North Korean leader Kim Jong-un with U.S. President Donald Trump Kevin Lim/The Strait Times/Handout/Getty Images

The Despot and the Diplomat

With his effusive praise of Kim Jong-un’s leadership and North Korea’s economic potential, Donald Trump has abandoned any pretense that the US has a broader set of values to promote. Whether this approach works to advance peace will depend on the diplomacy that follows.

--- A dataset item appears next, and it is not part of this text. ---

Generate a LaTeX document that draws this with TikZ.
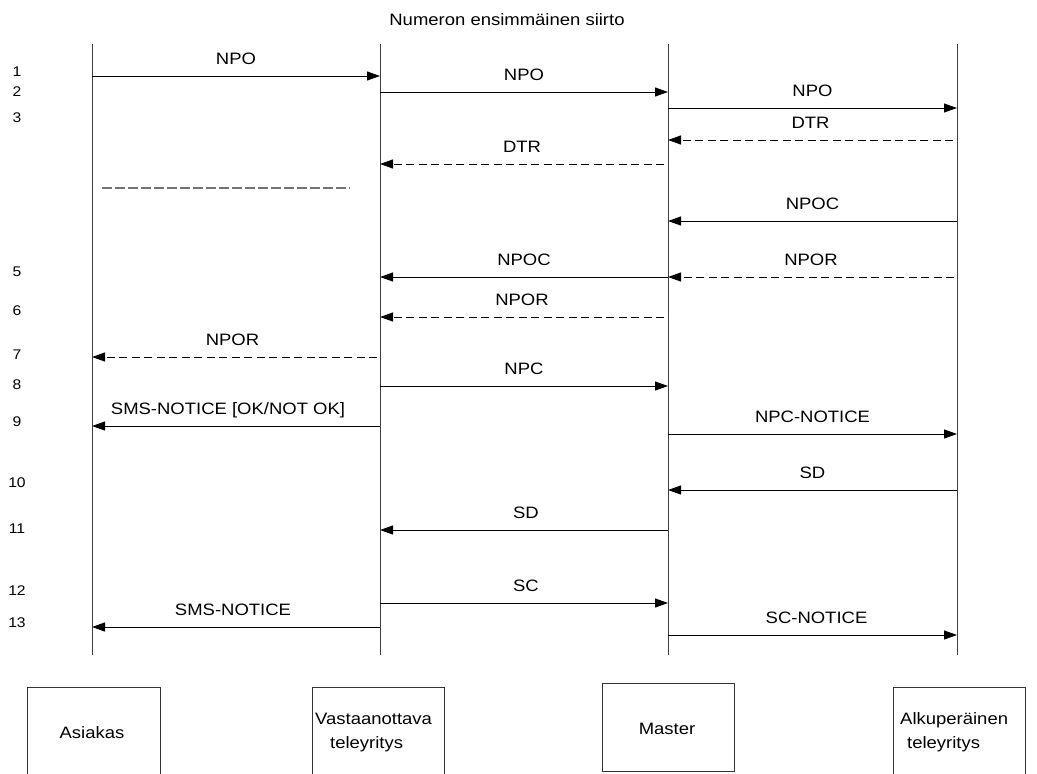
\documentclass[tikz,border=0pt]{standalone}
\usepackage{fontspec}
\setmainfont{Liberation Sans}[FakeStretch=1.12]
\usetikzlibrary{arrows.meta}
\newcommand\msgline[7]{%
  \coordinate (#1s) at (#2,#4);
  \coordinate (#1e) at (#3,#4);
  \draw[#5] (#1s) -- (#1e) node[lbl, midway, anchor=base, yshift=12pt, xshift=#7pt] (#1l) {#6};}
\begin{document}
\begin{tikzpicture}[x=1pt,y=-1pt,
  lifeline/.style={draw=black!75, line width=1pt},
  msg/.style={draw=black, line width=1pt, -{Triangle[length=13pt,width=9pt]}},
  dmsg/.style={msg, dash pattern=on 8pt off 4.5pt},
  lbl/.style={font=\fontsize{16.5}{16.5}\selectfont, inner sep=0pt},
  num/.style={font=\fontsize{14}{14}\selectfont, inner sep=0pt},
  boxline/.style={draw=black!80, line width=1pt},
  boxtext/.style={font=\fontsize{16.5}{24}\selectfont, inner sep=0pt, align=left}
]
\useasboundingbox (0,0) rectangle (1037,774);

% title
\node[lbl, anchor=base] (title) at (507,25) {Numeron ensimmäinen siirto};

% lifelines
\foreach \i/\x in {1/92, 2/380, 3/668, 4/957} {
  \coordinate (L\i t) at (\x,44);
  \coordinate (L\i b) at (\x,655);
  \draw[lifeline] (L\i t) -- (L\i b);
}

% row numbers
\foreach \t/\y in {1/72, 2/92, 3/118, 5/272, 6/311, 7/355, 8/385, 9/422, 10/483, 11/529, 12/591, 13/623} {
  \node[num] (n\t) at (17,\y) {\t};
}

% messages
\msgline{m1}{92}{380}{76}{msg}{NPO}{0}
\msgline{m2}{380}{668}{92}{msg}{NPO}{0}
\msgline{m3}{668}{957}{108}{msg}{NPO}{0}
\msgline{m4}{953}{668}{140}{dmsg}{DTR}{0}
\msgline{m5}{664}{380}{164}{dmsg}{DTR}{0}
\msgline{m6}{957}{668}{221}{msg}{NPOC}{0}
\msgline{m7}{668}{380}{277}{msg}{NPOC}{0}
\msgline{m8}{954}{668}{277}{dmsg}{NPOR}{0}
\msgline{m9}{664}{380}{317}{dmsg}{NPOR}{0}
\msgline{m10}{377}{92}{357}{dmsg}{NPOR}{-2}
\msgline{m11}{380}{668}{386}{msg}{NPC}{0}
\msgline{m12}{380}{92}{426}{msg}{SMS-NOTICE [OK/NOT OK]}{-8}
\msgline{m13}{668}{957}{434}{msg}{NPC-NOTICE}{0}
\msgline{m14}{957}{668}{490}{msg}{SD}{0}
\msgline{m15}{668}{380}{530}{msg}{SD}{2}
\msgline{m16}{380}{668}{603}{msg}{SC}{2}
\msgline{m17}{380}{92}{627}{msg}{SMS-NOTICE}{-3}
\msgline{m18}{668}{957}{635}{msg}{SC-NOTICE}{4}

% gray dashed separator
\coordinate (g1) at (102,188);
\coordinate (g2) at (350,188);
\draw[draw=black!55, line width=1.5pt, dash pattern=on 9.5pt off 3.5pt] (g1) -- (g2);

% participant boxes
\draw[boxline] (27,775) -- (27,687) -- (160,687) -- (160,775);
\draw[boxline] (312,775) -- (312,687) -- (444,687) -- (444,775);
\draw[boxline] (602,683) rectangle (734,771);
\draw[boxline] (893,775) -- (893,687) -- (1025,687) -- (1025,775);

\node[lbl, anchor=base] (p1) at (92,738) {Asiakas};
\node[boxtext, anchor=north west] (p2) at (315,713) {Vastaanottava\\\hspace*{15pt}teleyritys};
\node[lbl, anchor=base] (p3) at (667,734) {Master};
\node[boxtext, anchor=north west] (p4) at (900,712) {Alkuperäinen\\\hspace*{7pt}teleyritys};
\end{tikzpicture}
\end{document}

DENVER – Back in 2005, when I was the United States’ lead negotiator at the six-party talks on North Korea’s nuclear program, I looked at the instructions I received for my first meeting, a Chinese-hosted banquet that included a North Korean delegation. If there was any toasting (not unheard of at Chinese banquets), I was not to join in. Apparently, I was expected to sit there, without touching my glass, glowering with arms folded until everyone else had placed theirs back on the table. Later, when I visited North Korea for the first time, I was instructed not to smile at my hosts. Apparently, I was expected to offer only angry stares.

Donald Trump has obviously modified those instructions. In fact, with his unending praise of Kim Jong-un’s leadership, his clumsy, impromptu salute of one of Kim’s generals, and his endorsement of all things North Korean (especially the potential for beachfront property development), Trump has all but abandoned any pretense that the US promotes a broader set of values. But while Trump may have overshot the mark, the idea that the US delegation should sit with glasses untouched during a toast also strikes the wrong tone.

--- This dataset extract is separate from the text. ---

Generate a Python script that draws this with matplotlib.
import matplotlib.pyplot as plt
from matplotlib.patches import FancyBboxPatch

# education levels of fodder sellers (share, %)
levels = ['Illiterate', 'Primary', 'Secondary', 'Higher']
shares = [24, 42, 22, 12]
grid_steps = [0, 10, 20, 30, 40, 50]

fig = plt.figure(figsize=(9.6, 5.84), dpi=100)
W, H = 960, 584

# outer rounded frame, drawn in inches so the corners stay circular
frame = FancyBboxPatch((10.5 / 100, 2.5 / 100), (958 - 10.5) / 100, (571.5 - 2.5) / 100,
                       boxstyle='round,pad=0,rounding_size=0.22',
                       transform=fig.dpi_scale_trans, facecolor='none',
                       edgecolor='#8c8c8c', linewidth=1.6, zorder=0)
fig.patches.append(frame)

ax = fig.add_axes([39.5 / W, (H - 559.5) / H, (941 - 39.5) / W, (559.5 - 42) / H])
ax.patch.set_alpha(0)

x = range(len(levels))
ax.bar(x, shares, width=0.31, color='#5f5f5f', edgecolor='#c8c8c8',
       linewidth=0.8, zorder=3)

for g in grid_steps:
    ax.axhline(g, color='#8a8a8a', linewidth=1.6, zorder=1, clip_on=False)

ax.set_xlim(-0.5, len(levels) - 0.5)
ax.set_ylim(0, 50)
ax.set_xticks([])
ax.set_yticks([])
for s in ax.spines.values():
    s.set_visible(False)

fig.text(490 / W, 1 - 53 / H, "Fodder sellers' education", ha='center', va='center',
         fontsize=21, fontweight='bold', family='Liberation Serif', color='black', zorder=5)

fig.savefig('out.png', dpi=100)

In September 1995, during the final month of the Bosnian War, the US delegation to peace negotiations, led by Assistant Secretary of State Richard Holbrooke, arrived in Belgrade for talks with Serbia’s dictator, Slobodan Milošević. According to Milošević, he could not compel the Bosnian Serbs to withdraw their heavy weapons and lift the bloody four-year siege of Sarajevo. He asked Holbrooke to meet with the Bosnian Serb leaders, Radovan Karadžić and Ratko Mladić, both of whom were later convicted of committing war crimes. Holbrooke asked where they were. “Over there in that villa,” Milošević replied. “Can I call for them?”